NOAA 97-R512

Contact: Dane Konop                 FOR IMMEDIATE RELEASE 


Erik N. Rasmussen, a tornado researcher with the NOAA-University of Oklahoma Cooperative Institute for Mesoscale Meteorological Studies, has been named one of 60 outstanding young U.S. scientists by President Clinton. He will receive the award from the President in a White House ceremony Nov. 3.

Currently serving as a member of the Thunderstorm Studies Team at National Severe Storms Laboratory facilities in Boulder, Colo., Rasmussen was specifically cited by the President for "significant advances in the understanding of tornado genesis by planning and directing a major field experiment and conducting subsequent observational studies."

Since receiving his Ph.
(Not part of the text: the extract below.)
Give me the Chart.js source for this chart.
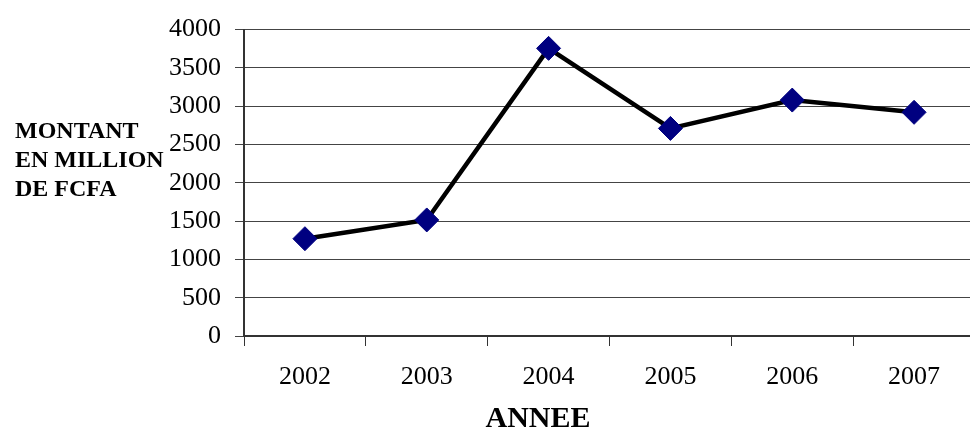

D. from Colorado State University in 1992, Rasmussen has been responsible for planning and directing Project VORTEX (Verification of the Origins of Rotation in Tornadoes Experiment), a field experiment designed to greatly enhance our understanding of severe storms and improve NOAA tornado predictions and warnings by intercepting tornadoes and studying them close-up.

The annual Presidential Early Career Award for Scientists and Engineers, established by the President in February 1996, is the highest honor bestowed by the U.S. government on outstanding scientists and engineers in the early stages of their careers.

In announcing the awards Oct. 24, President Clinton said, "These gifted young professionals exemplify the best of our science and technology community and will help set the scientific pace for the U.S. and the world in the years ahead. Their passion for discovery and their determination to explore new scientific frontiers will drive this nation forward and build a better America for the twenty-first century."

A native of Hutchinson, Kan., and currently a resident of Louisville, Colo., Rasmussen received his B.S. in meteorology from the University of Oklahoma and his M.S. in atmospheric science from Texas Tech University.